The Office of Professional Standards has 170 open cases, including 40 that are more than a year old. The office often fails to investigate cases quickly, particularly for critical incidents, Rosenthal said during the hearing.
“It’s been the same problem we’ve talked about in 2017 and 2018, and yet we’re back in the same position with a backlog,” Rosenthal said. “It’s just not acceptable.”
Interim OPS administrator John Cudnik said the office closed 60 more cases in 2022 than it did in 2021, despite losing four investigators and seeing an uptick in new complaints. But the report noted that it also took the office two-and-half years to investigate the fatal shooting of Desmond Franklin, who was killed by off-duty officer Jose Garcia. By that time, police officials had already determined they were not going to discipline Garcia.

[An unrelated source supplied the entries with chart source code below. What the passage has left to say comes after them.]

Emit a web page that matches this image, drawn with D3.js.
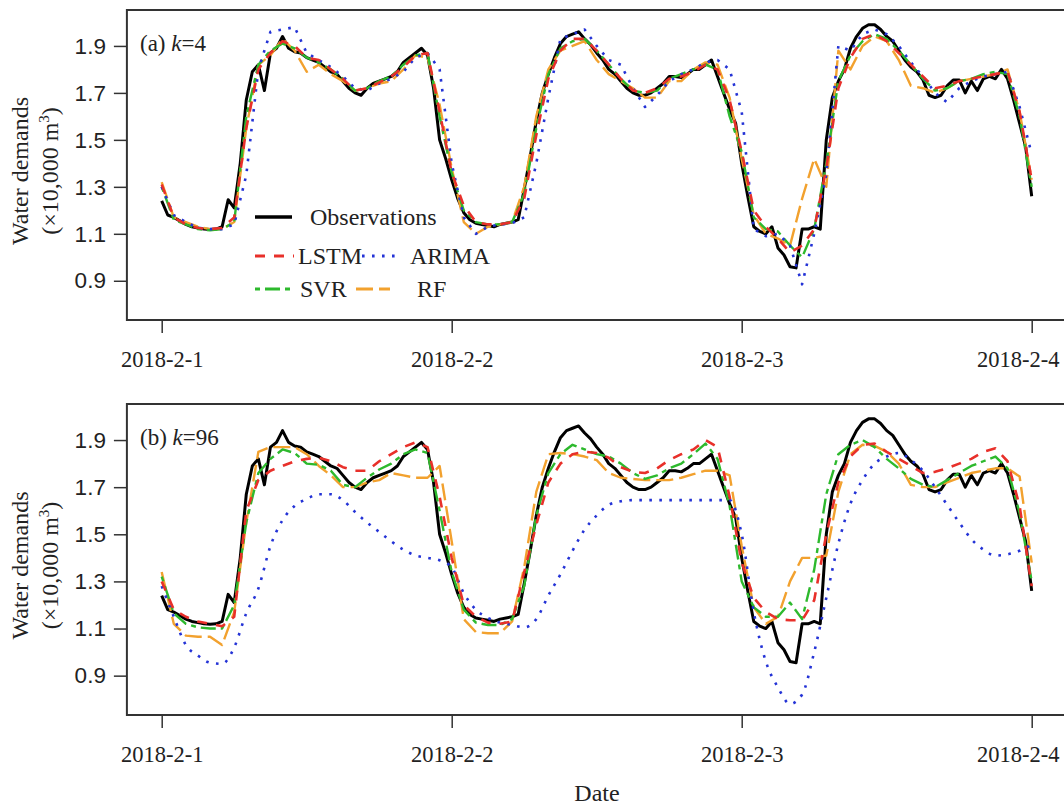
<!DOCTYPE html>
<html><head><meta charset="utf-8">
<script src="https://cdn.jsdelivr.net/npm/d3@7"></script>
<style>body{margin:0;background:#fff}</style>
</head><body>
<svg id="c" width="1064" height="807"></svg>
<script>
// ---------------- DATA ----------------
const dateLabels = ["2018-2-1","2018-2-2","2018-2-3","2018-2-4"];
const dateTickHours = [0,24,48,72];
const yTicks = [0.9,1.1,1.3,1.5,1.7,1.9];
const seriesNames = ["Observations","LSTM","ARIMA","SVR","RF"];
// observations: every 30 min from 2018-2-1 00:00
const obsStep = 0.5;
const observations = [
1.24,1.18,1.17,1.155,1.14,1.13,1.125,1.12,1.118,1.12,1.13,1.245,1.21,1.40,1.67,1.79,1.82,1.71,1.87,1.89,
1.94,1.89,1.875,1.87,1.85,1.84,1.83,1.81,1.79,1.78,1.75,1.72,1.70,1.69,1.72,1.74,1.75,1.76,1.77,1.79,
1.83,1.85,1.87,1.89,1.86,1.72,1.50,1.42,1.33,1.25,1.19,1.16,1.145,1.14,1.135,1.13,1.14,1.145,1.15,1.16,
1.29,1.43,1.58,1.70,1.78,1.85,1.91,1.94,1.95,1.96,1.93,1.905,1.87,1.84,1.80,1.78,1.75,1.72,1.70,1.69,
1.69,1.70,1.72,1.74,1.77,1.77,1.765,1.78,1.80,1.80,1.82,1.84,1.77,1.70,1.63,1.57,1.40,1.26,1.13,1.11,
1.10,1.13,1.04,1.01,0.96,0.955,1.12,1.12,1.13,1.12,1.50,1.68,1.75,1.80,1.89,1.94,1.975,1.99,1.99,1.97,
1.94,1.92,1.88,1.84,1.81,1.79,1.755,1.69,1.68,1.69,1.73,1.755,1.755,1.70,1.75,1.71,1.76,1.77,1.76,1.80,
1.76,1.67,1.57,1.47,1.26];
// model predictions: hourly
const modelStep = 1;
// (a) k=4
const lstmA = [1.31,1.17,1.14,1.125,1.12,1.125,1.17,1.55,1.80,1.87,1.92,1.90,1.85,1.84,1.80,1.76,1.71,1.72,1.745,1.77,
1.81,1.86,1.87,1.62,1.36,1.22,1.15,1.14,1.14,1.15,1.25,1.52,1.76,1.88,1.93,1.93,1.88,1.82,1.76,1.71,
1.70,1.72,1.76,1.77,1.79,1.82,1.80,1.67,1.45,1.20,1.13,1.08,1.02,1.05,1.12,1.38,1.72,1.85,1.93,1.95,
1.92,1.87,1.82,1.77,1.72,1.73,1.75,1.76,1.77,1.78,1.79,1.62,1.33];
const arimaA = [1.30,1.18,1.15,1.125,1.12,1.12,1.14,1.35,1.80,1.96,1.97,1.98,1.87,1.84,1.81,1.77,1.72,1.71,1.74,1.76,
1.79,1.85,1.87,1.80,1.40,1.17,1.10,1.13,1.14,1.145,1.17,1.40,1.68,1.93,1.95,1.97,1.90,1.84,1.82,1.72,
1.64,1.69,1.75,1.78,1.80,1.83,1.84,1.80,1.62,1.12,1.09,1.10,1.05,0.885,1.10,1.35,1.90,1.88,1.95,1.97,
1.95,1.90,1.83,1.77,1.70,1.66,1.72,1.75,1.77,1.78,1.79,1.64,1.44];
const svrA = [1.30,1.16,1.14,1.12,1.115,1.12,1.15,1.60,1.82,1.88,1.91,1.89,1.85,1.83,1.80,1.76,1.71,1.72,1.75,1.77,
1.82,1.86,1.87,1.60,1.36,1.20,1.15,1.14,1.14,1.15,1.27,1.55,1.78,1.89,1.92,1.93,1.88,1.82,1.76,1.71,
1.70,1.71,1.76,1.78,1.80,1.82,1.80,1.60,1.45,1.17,1.12,1.11,1.05,1.00,1.12,1.40,1.75,1.86,1.92,1.95,
1.93,1.88,1.82,1.76,1.71,1.72,1.75,1.76,1.78,1.79,1.78,1.60,1.30];
const rfA = [1.32,1.17,1.15,1.13,1.12,1.12,1.15,1.55,1.82,1.86,1.93,1.88,1.79,1.82,1.78,1.75,1.71,1.72,1.74,1.75,
1.80,1.86,1.85,1.65,1.38,1.15,1.10,1.13,1.14,1.15,1.30,1.60,1.80,1.88,1.90,1.92,1.84,1.78,1.75,1.72,
1.68,1.68,1.75,1.75,1.80,1.83,1.82,1.68,1.42,1.18,1.10,1.08,1.05,1.25,1.42,1.30,1.88,1.80,1.90,1.94,
1.92,1.84,1.73,1.72,1.70,1.72,1.75,1.76,1.77,1.78,1.80,1.62,1.33];
// (b) k=96
const lstmB = [1.30,1.18,1.15,1.13,1.12,1.11,1.15,1.60,1.73,1.77,1.79,1.81,1.82,1.825,1.81,1.785,1.77,1.77,1.81,1.84,
1.87,1.89,1.87,1.66,1.40,1.20,1.15,1.125,1.12,1.13,1.34,1.54,1.72,1.80,1.84,1.85,1.845,1.825,1.785,1.765,
1.76,1.78,1.815,1.84,1.86,1.90,1.87,1.66,1.38,1.23,1.17,1.14,1.135,1.135,1.22,1.50,1.72,1.83,1.88,1.885,
1.85,1.82,1.79,1.76,1.765,1.78,1.80,1.82,1.85,1.865,1.81,1.62,1.28];
const arimaB = [1.28,1.15,1.03,0.985,0.955,0.95,1.02,1.165,1.27,1.45,1.56,1.62,1.65,1.67,1.67,1.645,1.595,1.55,1.51,1.47,
1.435,1.41,1.40,1.39,1.36,1.25,1.18,1.145,1.125,1.115,1.105,1.14,1.24,1.33,1.43,1.52,1.58,1.625,1.64,1.645,
1.645,1.645,1.645,1.645,1.645,1.645,1.645,1.645,1.50,1.17,0.96,0.85,0.78,0.82,1.00,1.23,1.46,1.63,1.73,1.80,
1.83,1.845,1.815,1.77,1.70,1.625,1.55,1.48,1.435,1.41,1.415,1.43,1.455];
const svrB = [1.32,1.165,1.12,1.105,1.10,1.10,1.20,1.55,1.76,1.82,1.86,1.845,1.80,1.795,1.77,1.71,1.70,1.74,1.775,1.80,
1.84,1.86,1.845,1.60,1.34,1.18,1.125,1.115,1.115,1.14,1.28,1.58,1.76,1.84,1.88,1.86,1.84,1.83,1.80,1.76,
1.735,1.75,1.78,1.80,1.84,1.885,1.82,1.62,1.30,1.19,1.15,1.15,1.21,1.14,1.35,1.67,1.84,1.88,1.90,1.87,
1.82,1.78,1.735,1.71,1.70,1.73,1.76,1.79,1.81,1.83,1.78,1.59,1.30];
const rfB = [1.34,1.12,1.07,1.065,1.065,1.03,1.17,1.55,1.85,1.87,1.87,1.87,1.84,1.79,1.75,1.70,1.70,1.72,1.73,1.76,
1.75,1.74,1.74,1.79,1.47,1.14,1.085,1.08,1.08,1.13,1.36,1.68,1.84,1.845,1.84,1.83,1.815,1.76,1.74,1.735,
1.73,1.73,1.73,1.74,1.755,1.77,1.77,1.75,1.45,1.19,1.12,1.15,1.30,1.40,1.40,1.41,1.68,1.84,1.88,1.875,
1.85,1.80,1.71,1.70,1.70,1.72,1.74,1.76,1.77,1.78,1.78,1.745,1.38];

// ---------------- DRAW ----------------
const svg = d3.select("#c");
svg.append("rect").attr("width",1064).attr("height",807).attr("fill","#fff");
const serif = "'Liberation Serif','Times New Roman',serif";
const sans = "'Liberation Sans',Arial,sans-serif";

const x = d3.scaleLinear().domain([0,72]).range([161.7,1031.7]);
const xLeft = x(-72*0.04), xRight = x(72*1.04);

const styles = {
  Observations:{color:"#000000", width:3, dash:null},
  LSTM:{color:"#e8302a", width:2.6, dash:"10,9"},
  ARIMA:{color:"#2433d6", width:2.6, dash:"2.6,7.4"},
  SVR:{color:"#2db92d", width:2.4, dash:"5,5,15,5"},
  RF:{color:"#f2a12e", width:2.4, dash:"17,6"}
};

const panels = [
  {top:10, bottom:320, label:"(a) ", k:"4", models:{LSTM:lstmA, ARIMA:arimaA, SVR:svrA, RF:rfA}, legend:true},
  {top:404, bottom:715, label:"(b) ", k:"96", models:{LSTM:lstmB, ARIMA:arimaB, SVR:svrB, RF:rfB}, legend:false}
];

panels.forEach(p => {
  const y = d3.scaleLinear().domain([0.733,2.053]).range([p.bottom,p.top]);
  const g = svg.append("g");
  const clipId = "clip"+p.top;
  g.append("clipPath").attr("id",clipId).append("rect")
    .attr("x",xLeft).attr("y",p.top).attr("width",xRight-xLeft).attr("height",p.bottom-p.top);

  const lines = g.append("g").attr("clip-path",`url(#${clipId})`);
  const drawSeries = (vals, step, name, curve) => {
    const st = styles[name];
    const line = d3.line().x((d,i)=>x(i*step)).y(d=>y(d)).curve(curve||d3.curveLinear);
    lines.append("path").datum(vals).attr("d",line)
      .attr("fill","none").attr("stroke",st.color).attr("stroke-width",st.width)
      .attr("stroke-dasharray",st.dash).attr("stroke-linejoin","round");
  };
  drawSeries(observations, obsStep, "Observations");
  ["RF","SVR","ARIMA","LSTM"].forEach(n => {
    const smooth = (n==="ARIMA" && p.top>100) ? d3.curveMonotoneX : d3.curveLinear;
    drawSeries(p.models[n], modelStep, n, smooth);
  });

  // box
  g.append("rect").attr("x",xLeft).attr("y",p.top).attr("width",xRight-xLeft).attr("height",p.bottom-p.top)
    .attr("fill","none").attr("stroke","#333").attr("stroke-width",2);

  // y axis
  const ya = d3.axisLeft(y).tickValues(yTicks).tickFormat(d3.format(".1f")).tickSize(13).tickPadding(8);
  const yg = g.append("g").attr("transform",`translate(${xLeft},0)`).call(ya);
  yg.select(".domain").remove();
  yg.selectAll(".tick line").attr("stroke","#333").attr("stroke-width",1.5);
  yg.selectAll(".tick text").attr("font-family",sans).attr("font-size",22.5).attr("fill","#222");

  // x axis
  const xa = d3.axisBottom(x).tickValues(dateTickHours).tickFormat((d,i)=>dateLabels[i]).tickSize(13).tickPadding(18);
  const xg = g.append("g").attr("transform",`translate(0,${p.bottom})`).call(xa);
  xg.select(".domain").remove();
  xg.selectAll(".tick line").attr("stroke","#333").attr("stroke-width",1.5);
  xg.selectAll(".tick text").attr("font-family",serif).attr("font-size",22.5).attr("fill","#222")
    .attr("dx",(d,i)=> i===dateLabels.length-1 ? -14 : 0);

  // panel label
  const lt = g.append("text").attr("x",140).attr("y",p.top+41).attr("font-family",serif).attr("font-size",23).attr("fill","#222");
  lt.append("tspan").text(p.label);
  lt.append("tspan").attr("font-style","italic").text("k");
  lt.append("tspan").text("=" + p.k);

  // y title
  const cy = (p.top+p.bottom)/2 + 6;
  g.append("text").attr("transform",`translate(28,${cy}) rotate(-90)`).attr("text-anchor","middle")
    .attr("font-family",serif).attr("font-size",24).attr("fill","#222").text("Water demands");
  const t2 = g.append("text").attr("transform",`translate(58,${cy}) rotate(-90)`).attr("text-anchor","middle")
    .attr("font-family",serif).attr("font-size",24).attr("fill","#222");
  t2.append("tspan").text("(\u00d710,000 m");
  t2.append("tspan").attr("dy",-9).attr("font-size",15).text("3");
  t2.append("tspan").attr("dy",9).text(")");

  if (p.legend) {
    const items = [
      {n:"Observations", x1:255, x2:292, y:217, tx:310},
      {n:"LSTM", x1:255, x2:294, y:256, tx:298},
      {n:"ARIMA", x1:362, x2:401, y:256, tx:410},
      {n:"SVR", x1:255, x2:294, y:289, tx:300},
      {n:"RF", x1:356, x2:390, y:289, tx:417}
    ];
    const lg = g.append("g");
    items.forEach(it => {
      const st = styles[it.n];
      lg.append("line").attr("x1",it.x1).attr("x2",it.x2).attr("y1",it.y).attr("y2",it.y)
        .attr("stroke",st.color).attr("stroke-width",st.width+0.4).attr("stroke-dasharray",st.dash);
      lg.append("text").attr("x",it.tx).attr("y",it.y+8).attr("font-family",serif).attr("font-size",24)
        .attr("fill","#222").text(it.n);
    });
  }
});

svg.append("text").attr("x",597).attr("y",801).attr("text-anchor","middle")
  .attr("font-family",serif).attr("font-size",24).attr("fill","#222").text("Date");
</script>
</body></html>
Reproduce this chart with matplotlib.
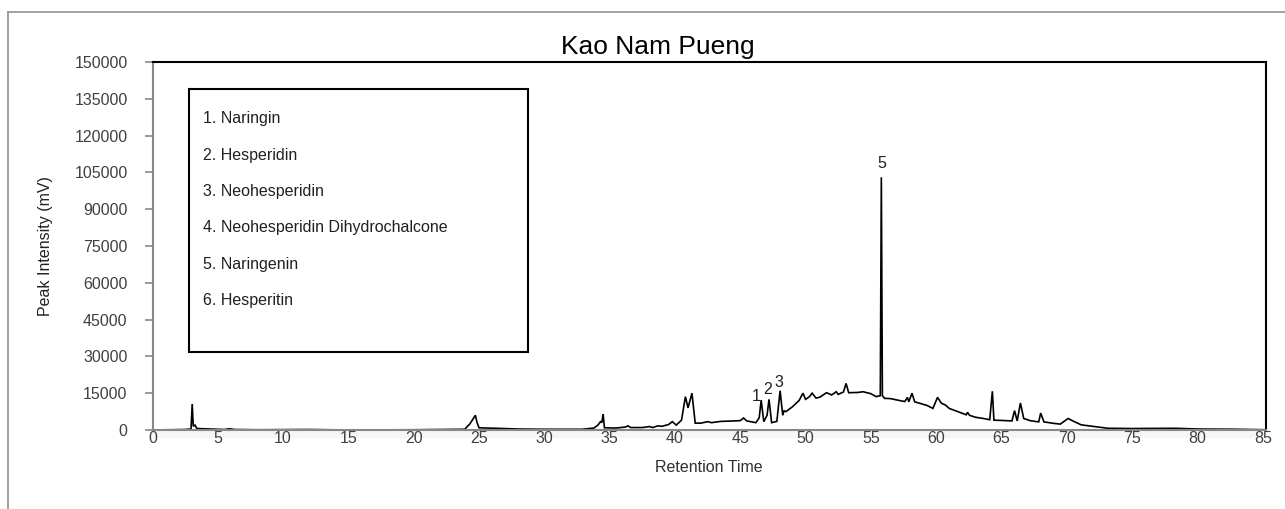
import matplotlib
matplotlib.use("Agg")
import matplotlib.pyplot as plt
from matplotlib.patches import Rectangle
from matplotlib.lines import Line2D

plt.rcParams['font.family'] = ['Liberation Sans', 'DejaVu Sans']

# Retention time (min) and intensity (mV)
time = [0.0, 2.5, 2.95, 3.04, 3.12, 3.25, 3.4, 4.5, 5.5, 5.9, 6.3, 8.0, 12.0, 15.0, 20.0,
        23.9, 24.3, 24.6, 24.72, 24.85, 25.0, 25.5, 26.3, 28.0, 30.0, 32.9, 33.8, 34.1,
        34.3, 34.4, 34.5, 34.6, 35.5, 36.2, 36.4, 36.6, 37.5, 38.05, 38.3, 38.7, 39.0,
        39.5, 39.8, 40.1, 40.5, 40.8, 41.0, 41.3, 41.55, 42.0, 42.5, 42.8, 43.5, 44.5,
        45.0, 45.25, 45.5, 46.2, 46.45, 46.6, 46.8, 47.05, 47.2, 47.4, 47.8, 48.05,
        48.25, 48.35, 48.5, 49.0, 49.5, 49.8, 50.0, 50.3, 50.5, 50.8, 51.1, 51.6, 52.0,
        52.35, 52.5, 52.7, 52.9, 53.1, 53.3, 54.0, 54.4, 55.0, 55.4, 55.72, 55.8, 55.88,
        56.05, 56.5, 57.2, 57.6, 57.8, 57.9, 58.15, 58.35, 58.8, 59.3, 59.75, 60.1, 60.4,
        60.7, 61.0, 61.5, 62.0, 62.3, 62.4, 62.55, 63.0, 63.5, 64.1, 64.3, 64.42, 65.0,
        65.8, 66.0, 66.2, 66.45, 66.7, 67.2, 67.85, 68.0, 68.25, 69.0, 69.5, 70.1, 70.5,
        71.1, 72.0, 73.15, 75.0, 78.3, 80.0, 83.0, 85.3]
intensity = [0, 200, 400, 10600, 1500, 2000, 600, 400, 200, 500, 200, 100, 200, 0, 100,
             300, 2500, 5000, 6000, 3000, 900, 800, 700, 400, 300, 300, 800, 2000,
             3400, 3000, 6500, 900, 800, 1200, 1700, 1000, 1000, 1400, 1000, 1700, 1500,
             2200, 3400, 2000, 4000, 13600, 9000, 15000, 2800, 2800, 3400, 3000, 3500, 3700,
             3800, 4900, 3700, 3000, 5000, 12200, 3400, 6000, 12500, 3000, 3500, 16000,
             6000, 7800, 7500, 9500, 12000, 15000, 12500, 13600, 15000, 13000, 13400, 15200, 14300,
             15600, 14500, 15000, 15500, 19000, 15200, 15300, 15600, 14800, 13600, 14000, 103000, 14000,
             12900, 12800, 12000, 11600, 13300, 11500, 15000, 11500, 10800, 10000, 8800, 13300, 10900,
             10200, 8800, 7800, 6800, 6200, 7200, 6000, 5200, 4800, 4200, 15800, 4000, 3900,
             3700, 7900, 3700, 11000, 4700, 3800, 3300, 6900, 3300, 2700, 2400, 4700, 3600,
             2100, 1500, 700, 600, 700, 400, 300, 100]

peak_labels = ["1", "2", "3", "5"]
peak_label_time = [46.2, 47.1, 47.95, 55.8]
peak_label_y = [13600, 16700, 19300, 108500]

legend_items = ["1. Naringin", "2. Hesperidin", "3. Neohesperidin",
                "4. Neohesperidin Dihydrochalcone", "5. Naringenin", "6. Hesperitin"]

x_ticks = list(range(0, 90, 5))
y_ticks = list(range(0, 150001, 15000))

W, H = 1285, 509
fig = plt.figure(figsize=(W / 100, H / 100), dpi=100)
L, R, T, B = 152.5, 1266, 62, 430
ax = fig.add_axes([L / W, 1 - B / H, (R - L) / W, (B - T) / H])

ax.plot(time, intensity, color='black', lw=1.2, solid_joinstyle='miter')
ax.set_xlim(0, 85.25)
ax.set_ylim(0, 150000)
ax.set_xticks(x_ticks)
ax.set_yticks(y_ticks)
ax.tick_params(axis='y', direction='out', length=6, width=1.2, color='#888888',
               labelsize=11.5, labelcolor='#404040', pad=12)
ax.tick_params(axis='x', length=0, labelsize=11.5, labelcolor='#404040', pad=1)

for s in ['left', 'bottom']:
    ax.spines[s].set_color('#888888')
    ax.spines[s].set_linewidth(1.5)
for s in ['top', 'right']:
    ax.spines[s].set_color('black')
    ax.spines[s].set_linewidth(1.5)

# light band under the axis
ax.add_patch(Rectangle((0, -0.022), 1, 0.022, transform=ax.transAxes,
                       facecolor='#f7f6f2', edgecolor='none', clip_on=False, zorder=0))

ax.set_xlabel('Retention Time', fontsize=11.5, color='#303030', labelpad=10)
ax.set_ylabel('Peak Intensity (mV)', fontsize=11.5, color='#202020', labelpad=15)
fig.text(658 / W, 1 - 47 / H, 'Kao Nam Pueng', fontsize=19, ha='center', va='center',
         color='black')

for lab, tx, ty in zip(peak_labels, peak_label_time, peak_label_y):
    ax.text(tx, ty, lab, ha='center', va='center', fontsize=11.5, color='#202020')

# legend box
bx0, bx1, by0, by1 = 189, 528, 89, 352
ax.add_patch(Rectangle(((bx0 - L) / (R - L), (B - by1) / (B - T)),
                       (bx1 - bx0) / (R - L), (by1 - by0) / (B - T),
                       transform=ax.transAxes, facecolor='white', edgecolor='black',
                       lw=1.5, zorder=3))
for i, item in enumerate(legend_items):
    yy = 119 + i * 36.3
    ax.text((203 - L) / (R - L), (B - yy) / (B - T), item, transform=ax.transAxes,
            ha='left', va='center', fontsize=11.5, color='#202020', zorder=4)

# outer frame
fx = 7.5 / W
fy = 1 - 11.5 / H
fig.add_artist(Line2D([fx, 1.0], [fy, fy], transform=fig.transFigure, color='#9a9a9a', lw=1.3))
fig.add_artist(Line2D([fx, fx], [fy, 0.0], transform=fig.transFigure, color='#9a9a9a', lw=1.3))

fig.savefig('out.png', dpi=100)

“This case has been part of a pattern of the OPS/CPRB being unable to timely adjudicate community complaints relating to critical incidents that the Monitoring Team has observed for the past several reporting periods,” the report said. “OPS’s inability to timely investigate these significant cases remains a hurdle in the City’s path towards compliance.”
The Civilian Police Review Board also has a backlog of some 70 cases that OPS finished investigating, the report said. A recent review of police discipline shows that Cleveland’s police chief overruled board recommendations in more than half of the cases it reviewed.
And when the review board does issue recommendations for discipline, it fails to “robustly” explain exactly why it chooses to recommend discipline for officer misconduct.
“These disagreements have resulted in the less-than-timely final adjudication of cases and signals a disconnect between the PRB and the Chief of Police,” the report said.
Board chairman Michael Hess said during the hearing that the review board adjudicated about 200 cases last year, up from 103 cases in 2020.